A parent or close family member is a great choice for an editor if you can answer "yes" to the following questions. Is your parent or close relative a good writer or reader? Do you have a relationship where editing your essay won't create conflict? Are you able to constructively listen to criticism and suggestion from the parent?

One suggestion for defusing face-to-face discussions is to try working on the essay over email. Send your parent a draft, have them write you back some comments, and then you can pick which of their suggestions you want to use and which to discard.

Teachers or Tutors

A humanities teacher that you have a good relationship with is a great choice. I am purposefully saying humanities, and not just English, because teachers of Philosophy, History, Anthropology, and any other classes where you do a lot of writing, are all used to reviewing student work.

Moreover, any teacher or tutor that has been working with you for some time, knows you very well and can vet the essay to make sure it "sounds like you."

If your teacher or tutor has some experience with what college essays are supposed to be like, ask them to be your editor. If not, then ask whether they have time to proofread your final draft.

Guidance or College Counselor at Your School

The best thing about asking your counselor to edit your work is that this is their job. This means that they have a very good sense of what colleges are looking for in an application essay.

At the same time, school counselors tend to have relationships with admissions officers in many colleges, which again gives them insight into what works and which college is focused on what aspect of the application.

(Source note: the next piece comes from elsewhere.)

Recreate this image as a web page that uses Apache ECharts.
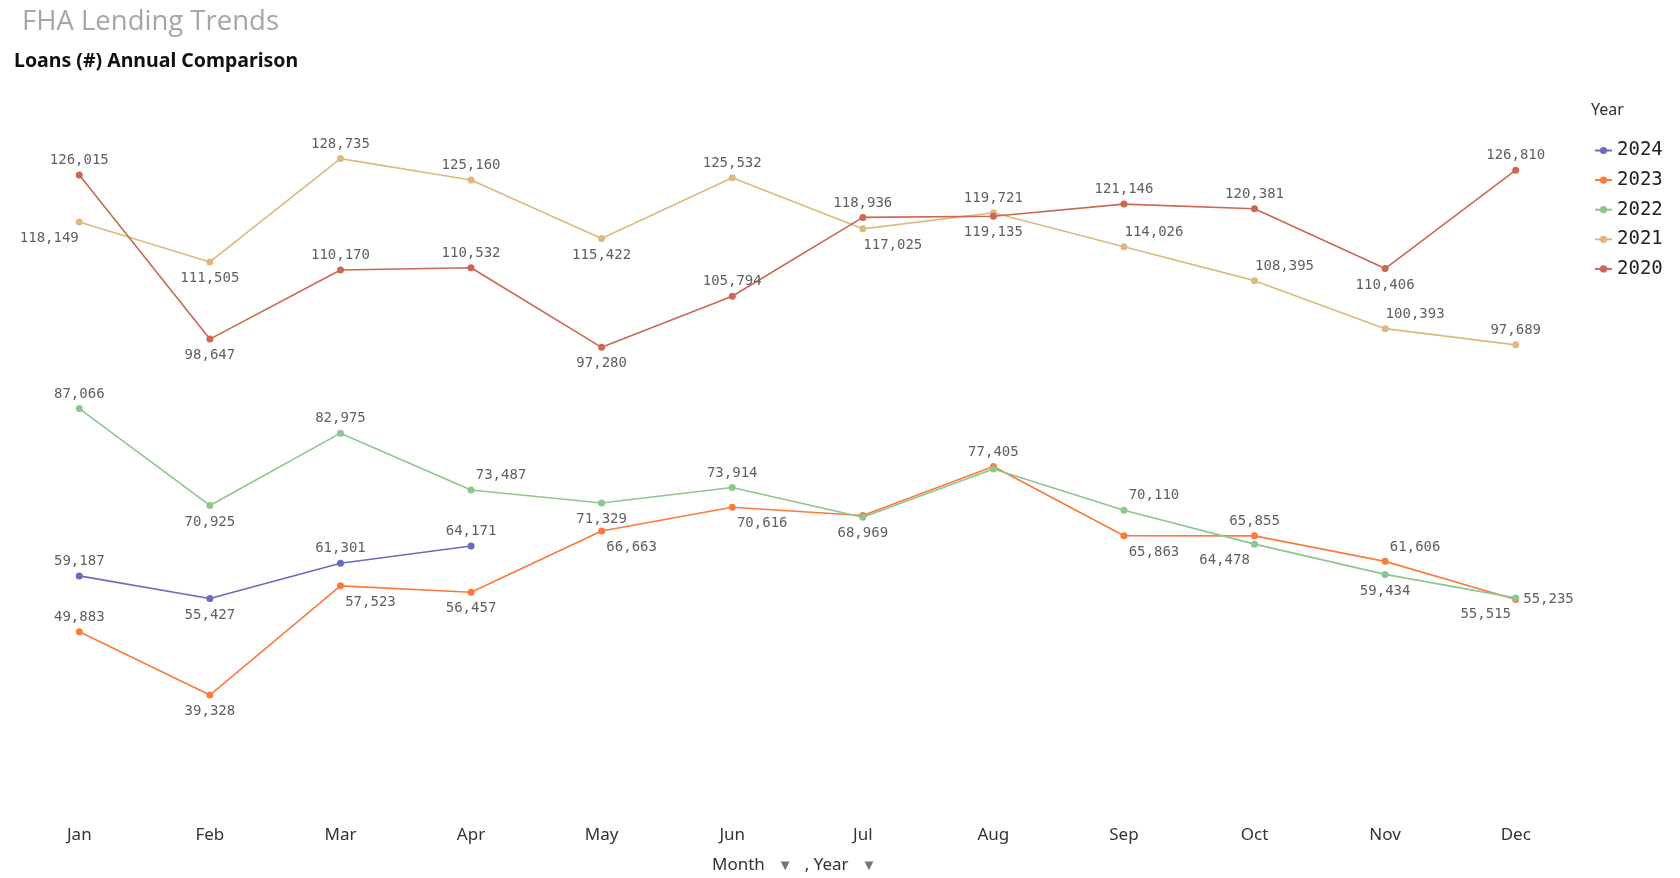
<!DOCTYPE html>
<html>
<head>
<meta charset="utf-8">
<title>FHA Lending Trends</title>
<script src="https://cdn.jsdelivr.net/npm/echarts@6/dist/echarts.min.js"></script>
<style>
  html, body { margin: 0; padding: 0; background: #fff; }
  #chart { width: 1680px; height: 878px; }
</style>
</head>
<body>
<div id="chart"></div>
<script>
const months = ['Jan', 'Feb', 'Mar', 'Apr', 'May', 'Jun', 'Jul', 'Aug', 'Sep', 'Oct', 'Nov', 'Dec']
const years = ['2024', '2023', '2022', '2021', '2020']

const loans2024 = [59187, 55427, 61301, 64171, null, null, null, null, null, null, null, null]
const loans2023 = [49883, 39328, 57523, 56457, 66663, 70616, 69250, 77405, 65863, 65855, 61606, 55235]
const loans2022 = [87066, 70925, 82975, 73487, 71329, 73914, 68969, 77000, 70110, 64478, 59434, 55515]
const loans2021 = [118149, 111505, 128735, 125160, 115422, 125532, 117025, 119721, 114026, 108395, 100393, 97689]
const loans2020 = [126015, 98647, 110170, 110532, 97280, 105794, 118936, 119135, 121146, 120381, 110406, 126810]

// where each value label sits: t top, b bottom, tr/br/bl right/left shifted, r right, '' hidden
const place2024 = ['t', 'b', 't', 't']
const place2023 = ['t', 'b', 'br', 'b', 'br', 'br', '', 't', 'br', 't', 'tr', 'r']
const place2022 = ['t', 'b', 't', 'tr', 'b', 't', 'b', '', 'tr', 'bl', 'b', 'bl']
const place2021 = ['bl', 'b', 't', 't', 'b', 't', 'br', 't', 'tr', 'tr', 'tr', 't']
const place2020 = ['t', 'b', 't', 't', 'b', 't', 't', 'b', 't', 't', 'b', 't']

const colors = ['#6b6bbd', '#fb7a3c', '#8dc68f', '#dfb880', '#cd6652']

const fmt = (v) => v.toLocaleString('en-US')

const labelFor = (code) => {
  const shift = 30
  switch (code) {
    case 't': return { show: true, position: 'top', distance: 4 }
    case 'b': return { show: true, position: 'bottom', distance: 6 }
    case 'tr': return { show: true, position: 'top', distance: 4, offset: [shift, 0] }
    case 'br': return { show: true, position: 'bottom', distance: 6, offset: [shift, 0] }
    case 'bl': return { show: true, position: 'bottom', distance: 6, offset: [-shift, 0] }
    case 'tl': return { show: true, position: 'top', distance: 4, offset: [-shift, 0] }
    case 'r': return { show: true, position: 'right', distance: 4 }
    default: return { show: false }
  }
}

const buildSeries = (name, values, places, color) => ({
  name,
  type: 'line',
  symbol: 'circle',
  symbolSize: 7,
  color,
  lineStyle: { width: 1.6, color },
  itemStyle: { color },
  data: values.map((v, i) => (v == null ? null : { value: v, label: labelFor(places[i]) })),
  label: {
    formatter: (p) => fmt(p.value),
    fontFamily: 'DejaVu Sans Mono',
    fontSize: 14,
    color: '#5f5f5f',
  },
  emphasis: { disabled: true },
})

const chart = echarts.init(document.getElementById('chart'))

const options = {
  animation: false,
  title: [
    {
      text: 'FHA Lending Trends',
      left: 17,
      top: 3,
      textStyle: { fontFamily: 'Open Sans', fontSize: 27.5, fontWeight: 'normal', color: '#a6a6a6' },
    },
    {
      text: 'Loans (#) Annual Comparison',
      left: 9,
      top: 46,
      textStyle: { fontFamily: 'Noto Sans', fontSize: 19.5, fontWeight: 'bold', color: '#111' },
    },
  ],
  legend: {
    data: years,
    orient: 'vertical',
    left: 1589,
    top: 136,
    itemWidth: 17,
    itemHeight: 9,
    itemGap: 10.6,
    textStyle: { fontFamily: 'DejaVu Sans Mono', fontSize: 19, color: '#222' },
  },
  graphic: [
    {
      type: 'text',
      left: 1591,
      top: 102,
      style: { text: 'Year', fontFamily: 'Noto Sans', fontSize: 16, fill: '#333' },
    },
    {
      type: 'text',
      left: 712,
      top: 857,
      style: {
        text: 'Month{a|▼}, Year{a|▼}',
        fontFamily: 'Noto Sans',
        fontSize: 17,
        fill: '#333',
        rich: {
          a: { fontSize: 15, fill: '#777', color: '#777', padding: [0, 12, 0, 13] },
        },
      },
    },
  ],
  grid: {
    left: 14,
    right: 99,
    top: 91,
    height: 720,
  },
  xAxis: {
    type: 'category',
    data: months,
    boundaryGap: true,
    axisLine: { show: false },
    axisTick: { show: false },
    axisLabel: { fontFamily: 'Noto Sans', fontSize: 17, color: '#333', margin: 16 },
  },
  yAxis: {
    type: 'value',
    min: 20000,
    max: 140000,
    show: false,
    splitLine: { show: false },
  },
  series: [
    buildSeries('2024', loans2024, place2024, colors[0]),
    buildSeries('2023', loans2023, place2023, colors[1]),
    buildSeries('2022', loans2022, place2022, colors[2]),
    buildSeries('2021', loans2021, place2021, colors[3]),
    buildSeries('2020', loans2020, place2020, colors[4]),
  ],
}

chart.setOption(options, true)
</script>
</body>
</html>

Unfortunately, in many schools the guidance counselor tends to be way overextended. If your ratio is 300 students to 1 college counselor, you're unlikely to get that person's undivided attention and focus. It is still useful to ask them for general advice about your potential topics, but don't expect them to be able to stay with your essay from first draft to final version.

Friends, Siblings, or Classmates

Although they most likely don't have much experience with what colleges are hoping to see, your peers are excellent sources for checking that your essay is you .

Friends and siblings are perfect for the read-aloud edit. Read your essay to them so they can listen for words and phrases that are stilted, pompous, or phrases that just don't sound like you.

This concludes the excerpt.